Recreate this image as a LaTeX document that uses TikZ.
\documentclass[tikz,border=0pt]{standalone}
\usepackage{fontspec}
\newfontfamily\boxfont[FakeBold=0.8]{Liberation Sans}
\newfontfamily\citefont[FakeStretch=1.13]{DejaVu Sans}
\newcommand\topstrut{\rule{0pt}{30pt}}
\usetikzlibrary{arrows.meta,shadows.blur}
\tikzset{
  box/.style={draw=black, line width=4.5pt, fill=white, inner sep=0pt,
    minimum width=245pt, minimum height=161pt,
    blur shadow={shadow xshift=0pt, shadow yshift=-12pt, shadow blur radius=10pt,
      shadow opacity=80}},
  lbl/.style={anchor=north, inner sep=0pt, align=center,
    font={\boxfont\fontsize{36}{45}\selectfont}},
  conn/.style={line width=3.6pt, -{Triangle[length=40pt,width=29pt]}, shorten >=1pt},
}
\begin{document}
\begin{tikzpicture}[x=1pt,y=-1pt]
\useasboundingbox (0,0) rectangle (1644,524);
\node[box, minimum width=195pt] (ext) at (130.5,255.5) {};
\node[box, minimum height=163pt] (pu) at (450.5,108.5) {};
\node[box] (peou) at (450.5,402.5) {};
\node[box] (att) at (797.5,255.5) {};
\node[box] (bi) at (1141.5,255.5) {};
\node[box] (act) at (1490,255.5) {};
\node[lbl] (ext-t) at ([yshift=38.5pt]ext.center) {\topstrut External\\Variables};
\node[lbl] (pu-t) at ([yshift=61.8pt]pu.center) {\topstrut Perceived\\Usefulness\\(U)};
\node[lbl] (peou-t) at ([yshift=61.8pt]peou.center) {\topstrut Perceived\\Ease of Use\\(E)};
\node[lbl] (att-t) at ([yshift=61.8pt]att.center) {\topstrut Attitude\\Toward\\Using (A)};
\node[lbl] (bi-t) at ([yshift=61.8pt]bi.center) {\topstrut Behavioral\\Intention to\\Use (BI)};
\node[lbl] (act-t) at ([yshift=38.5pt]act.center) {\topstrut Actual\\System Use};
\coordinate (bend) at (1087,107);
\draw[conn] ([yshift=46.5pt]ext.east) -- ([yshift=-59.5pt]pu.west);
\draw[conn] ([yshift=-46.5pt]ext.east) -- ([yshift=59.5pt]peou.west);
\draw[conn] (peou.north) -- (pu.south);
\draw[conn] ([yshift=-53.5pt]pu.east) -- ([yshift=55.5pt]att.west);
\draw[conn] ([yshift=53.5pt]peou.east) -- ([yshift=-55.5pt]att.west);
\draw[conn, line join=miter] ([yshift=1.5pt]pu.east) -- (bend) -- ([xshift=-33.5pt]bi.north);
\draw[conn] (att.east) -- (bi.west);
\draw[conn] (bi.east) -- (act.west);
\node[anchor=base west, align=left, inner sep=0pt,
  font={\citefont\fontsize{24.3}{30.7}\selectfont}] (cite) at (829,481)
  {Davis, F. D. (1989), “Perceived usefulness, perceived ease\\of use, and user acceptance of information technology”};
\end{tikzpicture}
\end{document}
★ ★ ★
Copy all data exactly, start to finish.

Recreate this image as a LaTeX document that uses TikZ.
\documentclass[tikz,border=0pt]{standalone}
\usepackage{fontspec}
\newfontfamily\boxfont[FakeBold=0.8]{Liberation Sans}
\newfontfamily\citefont[FakeStretch=1.13]{DejaVu Sans}
\newcommand\topstrut{\rule{0pt}{30pt}}
\usetikzlibrary{arrows.meta,shadows.blur}
\tikzset{
  box/.style={draw=black, line width=4.5pt, fill=white, inner sep=0pt,
    minimum width=245pt, minimum height=161pt,
    blur shadow={shadow xshift=0pt, shadow yshift=-12pt, shadow blur radius=10pt,
      shadow opacity=80}},
  lbl/.style={anchor=north, inner sep=0pt, align=center,
    font={\boxfont\fontsize{36}{45}\selectfont}},
  conn/.style={line width=3.6pt, -{Triangle[length=40pt,width=29pt]}, shorten >=1pt},
}
\begin{document}
\begin{tikzpicture}[x=1pt,y=-1pt]
\useasboundingbox (0,0) rectangle (1644,524);
\node[box, minimum width=195pt] (ext) at (130.5,255.5) {};
\node[box, minimum height=163pt] (pu) at (450.5,108.5) {};
\node[box] (peou) at (450.5,402.5) {};
\node[box] (att) at (797.5,255.5) {};
\node[box] (bi) at (1141.5,255.5) {};
\node[box] (act) at (1490,255.5) {};
\node[lbl] (ext-t) at ([yshift=38.5pt]ext.center) {\topstrut External\\Variables};
\node[lbl] (pu-t) at ([yshift=61.8pt]pu.center) {\topstrut Perceived\\Usefulness\\(U)};
\node[lbl] (peou-t) at ([yshift=61.8pt]peou.center) {\topstrut Perceived\\Ease of Use\\(E)};
\node[lbl] (att-t) at ([yshift=61.8pt]att.center) {\topstrut Attitude\\Toward\\Using (A)};
\node[lbl] (bi-t) at ([yshift=61.8pt]bi.center) {\topstrut Behavioral\\Intention to\\Use (BI)};
\node[lbl] (act-t) at ([yshift=38.5pt]act.center) {\topstrut Actual\\System Use};
\coordinate (bend) at (1087,107);
\draw[conn] ([yshift=46.5pt]ext.east) -- ([yshift=-59.5pt]pu.west);
\draw[conn] ([yshift=-46.5pt]ext.east) -- ([yshift=59.5pt]peou.west);
\draw[conn] (peou.north) -- (pu.south);
\draw[conn] ([yshift=-53.5pt]pu.east) -- ([yshift=55.5pt]att.west);
\draw[conn] ([yshift=53.5pt]peou.east) -- ([yshift=-55.5pt]att.west);
\draw[conn, line join=miter] ([yshift=1.5pt]pu.east) -- (bend) -- ([xshift=-33.5pt]bi.north);
\draw[conn] (att.east) -- (bi.west);
\draw[conn] (bi.east) -- (act.west);
\node[anchor=base west, align=left, inner sep=0pt,
  font={\citefont\fontsize{24.3}{30.7}\selectfont}] (cite) at (829,481)
  {Davis, F. D. (1989), “Perceived usefulness, perceived ease\\of use, and user acceptance of information technology”};
\end{tikzpicture}
\end{document}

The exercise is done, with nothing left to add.